This section will highlight important requirements or describe any additional cross-cutting requirements that apply to this Building Block.
The Cross-cutting requirements described in this section are an extension of the cross-cutting requirements defined in the Security Requirements.
Enrollment services for a digital ID in the form of a certificate using the physical credentials of the enrollee (a human citizen subject) and the process of the Identity Building Block (see the functional requirements for Identity in the Identity Building Block Definition). A feature for invalidating, locking or disenrollment/revocation of the digital ID shall also be provided as a response measure to both human citizen subjects leaving the system and responding to security breaches encountered. Digital certificate enrollment must be provided by the solution but is not required for every human citizen subject (see below). Notes:
It is anticipated that the Identity Building Block will call this feature either directly via API or indirectly via the IAM features of the Security Building Block for users electing to use an electronic ID consisting of certificates as a part of the account provisioning process. The digital ID will then be stored with the physical ID records in the identity Building Block and sent to the new user via secure means (probably installed on their device).
Simple numerical digital IDs will also be supported for human citizen subjects as an option where users are unable to leverage certificates-based digital IDs. The requirements governing this are to be stipulated by the Identity Building Block (see the Identity Building Block Definition).
Third-party organizations and internal subjects (both human and non-human) must be issued valid signed digital certificates in order to establish and maintain secure inter-organization and internal communications.
The overall solution suite shall also be able to implement multi-factor authentication using simple numeric digital IDs for human citizen subjects such as their tax file or social security number of the user.
A selection of various alternatives for digital ID is required in order to cater for more or less digitally-savvy citizens. Various token types are also required to be optimally supported such as HOTP and TOTP tokens, SMS, email, push notifications, SSH keys, X.509 certificates, Yubikeys, Nitrokeys, U2F and WebAuthn. Vendors of solutions SHOULD articulate the benefits of what they propose in their solution.
Note that multi-factor authentication must be able to be implemented for both external and internal subjects (people, systems, components etc.) but is not necessarily required for internal non-human subjects (such as building block components) as they communicate via the information mediator Building Block (see the Information Mediation Building Block Definition).

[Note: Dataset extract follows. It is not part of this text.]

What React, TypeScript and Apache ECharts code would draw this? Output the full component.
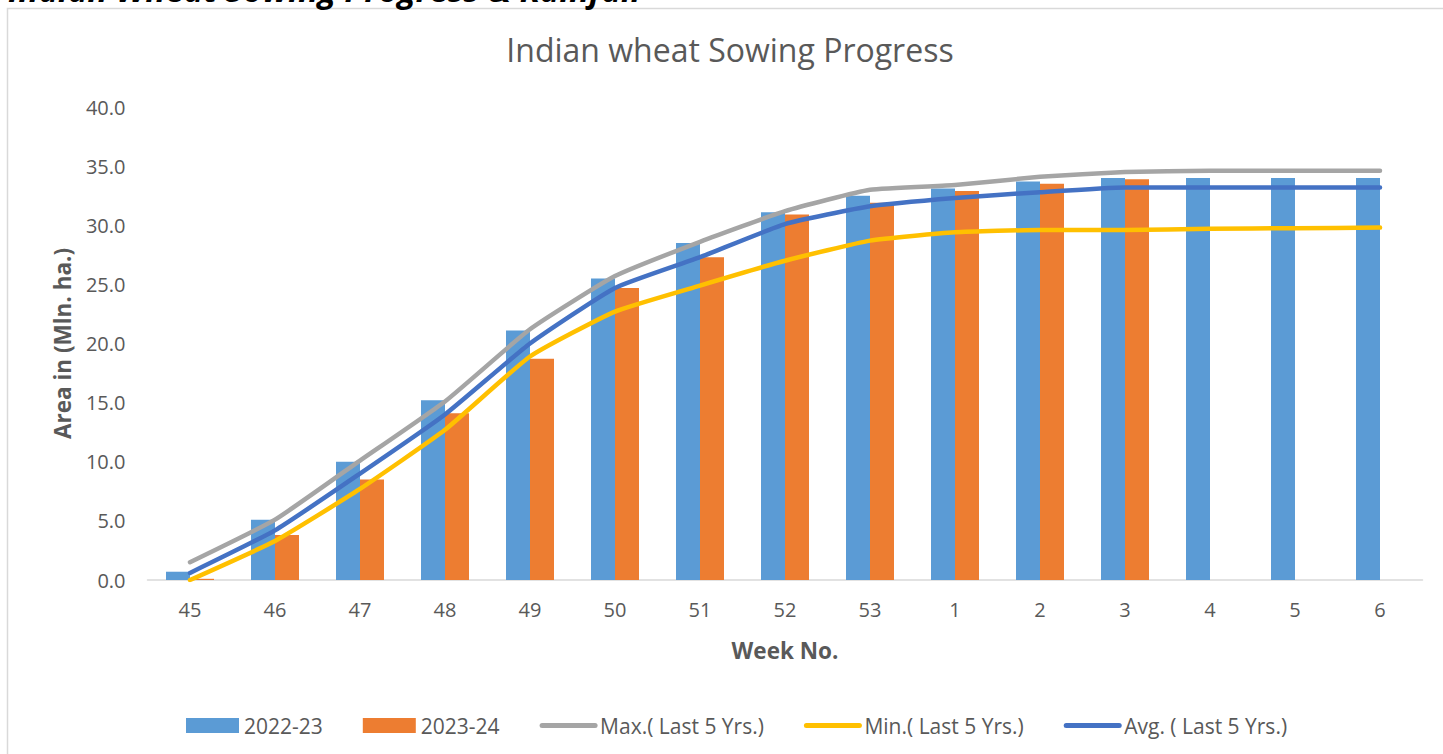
import React, { useEffect, useRef } from "react";
import * as echarts from "echarts";

const weeks = ["45", "46", "47", "48", "49", "50", "51", "52", "53", "1", "2", "3", "4", "5", "6"];
const s2022_23 = [0.7, 5.1, 10.0, 15.2, 21.1, 25.5, 28.5, 31.1, 32.5, 33.1, 33.7, 34.0, 34.0, 34.0, 34.0];
const s2023_24 = [0.1, 3.8, 8.5, 14.1, 18.7, 24.7, 27.3, 30.9, 31.9, 32.9, 33.5, 33.9, null, null, null];
const maxLast5 = [1.5, 5.1, 10.1, 15.1, 21.2, 25.7, 28.6, 31.2, 33.0, 33.4, 34.1, 34.5, 34.6, 34.6, 34.6];
const minLast5 = [0.0, 3.3, 7.7, 12.7, 18.9, 22.7, 24.9, 27.0, 28.7, 29.4, 29.6, 29.6, 29.7, 29.75, 29.8];
const avgLast5 = [0.6, 4.2, 9.0, 14.0, 20.0, 24.7, 27.3, 30.1, 31.6, 32.3, 32.8, 33.2, 33.2, 33.2, 33.2];
const yTicks = { min: 0, max: 40, interval: 5 };

const FONT = "'Open Sans', 'Noto Sans', sans-serif";
const GREY_TEXT = "#595959";

export default function App() {
  const ref = useRef<HTMLDivElement>(null);
  useEffect(() => {
    if (!ref.current) return;
    const chart = echarts.init(ref.current, undefined, { renderer: "svg" });
    const lineSeries = (name: string, data: number[], color: string) => ({
      name,
      type: "line",
      data,
      symbol: "none",
      smooth: 0.15,
      z: 3,
      lineStyle: { color, width: 4.5, cap: "round", join: "round" },
      itemStyle: { color },
    });
    const lineLegend = (name: string) => ({
      name,
      itemStyle: { opacity: 0 },
      lineStyle: { width: 5, cap: "round" },
    });
    chart.setOption({
      animation: false,
      backgroundColor: "#ffffff",
      textStyle: { fontFamily: FONT },
      graphic: [
        {
          type: "rect",
          silent: true,
          z: -10,
          shape: { x: 7.5, y: 8.5, width: 1500, height: 800 },
          style: { fill: "none", stroke: "#d9d9d9", lineWidth: 1.5 },
        },
        {
          type: "text",
          silent: true,
          x: 8,
          y: 6,
          style: {
            text: "Indian Wheat Sowing Progress & Rainfall",
            font: "italic bold 33px " + FONT,
            fill: "#000000",
            verticalAlign: "bottom",
          },
        },
        {
          type: "text",
          silent: true,
          x: 730,
          y: 33,
          style: {
            text: "Indian wheat Sowing Progress",
            font: "32px " + FONT,
            fill: GREY_TEXT,
            align: "center",
            verticalAlign: "top",
          },
        },
      ],
      legend: {
        left: 181,
        top: 710,
        itemWidth: 53,
        itemHeight: 15,
        itemGap: 40,
        textStyle: { fontSize: 21, color: GREY_TEXT, fontFamily: FONT },
        data: [
          { name: "2022-23", icon: "rect" },
          { name: "2023-24", icon: "rect" },
          lineLegend("Max.( Last 5 Yrs.)"),
          lineLegend("Min.( Last 5 Yrs.)"),
          lineLegend("Avg. ( Last 5 Yrs.)"),
        ],
      },
      grid: { left: 147.5, right: 20.5, top: 107, bottom: 174, containLabel: false },
      xAxis: {
        type: "category",
        data: weeks,
        axisLine: { lineStyle: { color: "#d9d9d9", width: 1.5 } },
        axisTick: { show: false },
        axisLabel: { color: GREY_TEXT, fontSize: 20, margin: 19, fontFamily: FONT },
        name: "Week No.",
        nameLocation: "middle",
        nameGap: 59,
        nameTextStyle: { color: GREY_TEXT, fontSize: 22.5, fontWeight: "bold", fontFamily: FONT },
      },
      yAxis: {
        type: "value",
        min: yTicks.min,
        max: yTicks.max,
        interval: yTicks.interval,
        splitLine: { show: false },
        axisLine: { show: false },
        axisTick: { show: false },
        axisLabel: {
          color: GREY_TEXT,
          fontSize: 20,
          margin: 22,
          fontFamily: FONT,
          formatter: (v: number) => v.toFixed(1),
        },
        name: "Area in (Mln. ha.)",
        nameLocation: "middle",
        nameGap: 74,
        nameTextStyle: { color: GREY_TEXT, fontSize: 22.5, fontWeight: "bold", fontFamily: FONT },
      },
      series: [
        {
          name: "2022-23",
          type: "bar",
          data: s2022_23,
          barWidth: 24,
          barGap: "0%",
          itemStyle: { color: "#5B9BD5" },
        },
        {
          name: "2023-24",
          type: "bar",
          data: s2023_24,
          barWidth: 24,
          barGap: "0%",
          itemStyle: { color: "#ED7D31" },
        },
        lineSeries("Max.( Last 5 Yrs.)", maxLast5, "#A5A5A5"),
        lineSeries("Min.( Last 5 Yrs.)", minLast5, "#FFC000"),
        lineSeries("Avg. ( Last 5 Yrs.)", avgLast5, "#4472C4"),
      ],
    });
    return () => chart.dispose();
  }, []);
  return (
    <div
      ref={ref}
      style={{ position: "fixed", left: 0, top: 0, width: 1443, height: 754, background: "#fff" }}
    />
  );
}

Where human citizen subjects adopt the use of a simple numerical digital ID, the multi-factor authentication process MUST include a time-sensitive credential (AKA OTP or one-time PIN).
Whilst ID and Verification as defined and understood in this Building Block should be supported by local or supranational laws and regulations (like internal security or global AML rules), translation of the appropriate use, in reality, is complex and hardly enforceable. Hence, we recommend that any solution should have a defined consent management mechansîsm by design. The specifications for such mechanisms are out of scope for this Building Block, but should follow the following requirements:
Consent should be created in the context of the user and should be available to the user.

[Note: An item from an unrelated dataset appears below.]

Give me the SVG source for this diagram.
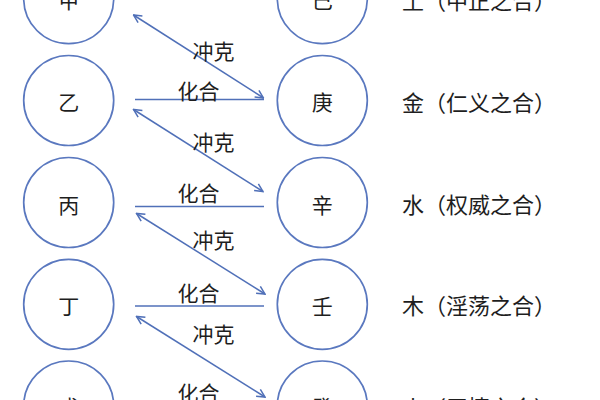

Take consideration of consent receipts (Kantara Initiative Releases the First Open, Global Consent Receipt Specification)
Following the logic that a user is asked to give consent for a particular activity/data share. (Some other system linking the user with the activity). Assuming that the overall system sends the consent request to the appropriate user then their response (I give consent) is stored and managed in the consent management Building Block or any other responsible party). If the user is a mother who does not yet have a registered identity they can still be the 'person' who is asked for their consent.
Address ownership of register and access questions: presumably, the consent register is only held by the data controller who is acting on the basis of the consent.
Purpose limitation of the consent.
A request-response approach or a link to a transaction ID and parties and dates would also help.
An assisted model would also be required, where 3rd party agencies can come in to collect consent from the user.
Apart from technical requirements, it is helpful to differentiate between consent as an ethical process versus consent as a legal basis for processing personal data (certainly under GDPR).
Trust Frameworks can be considered a mechanism to enable the trusted exchange of information between sovereign partners. The Trust Framework is a much-discussed concept and this report recommends including the specifications in the second iteration as a sub-Building Block whereby additional experts should be included.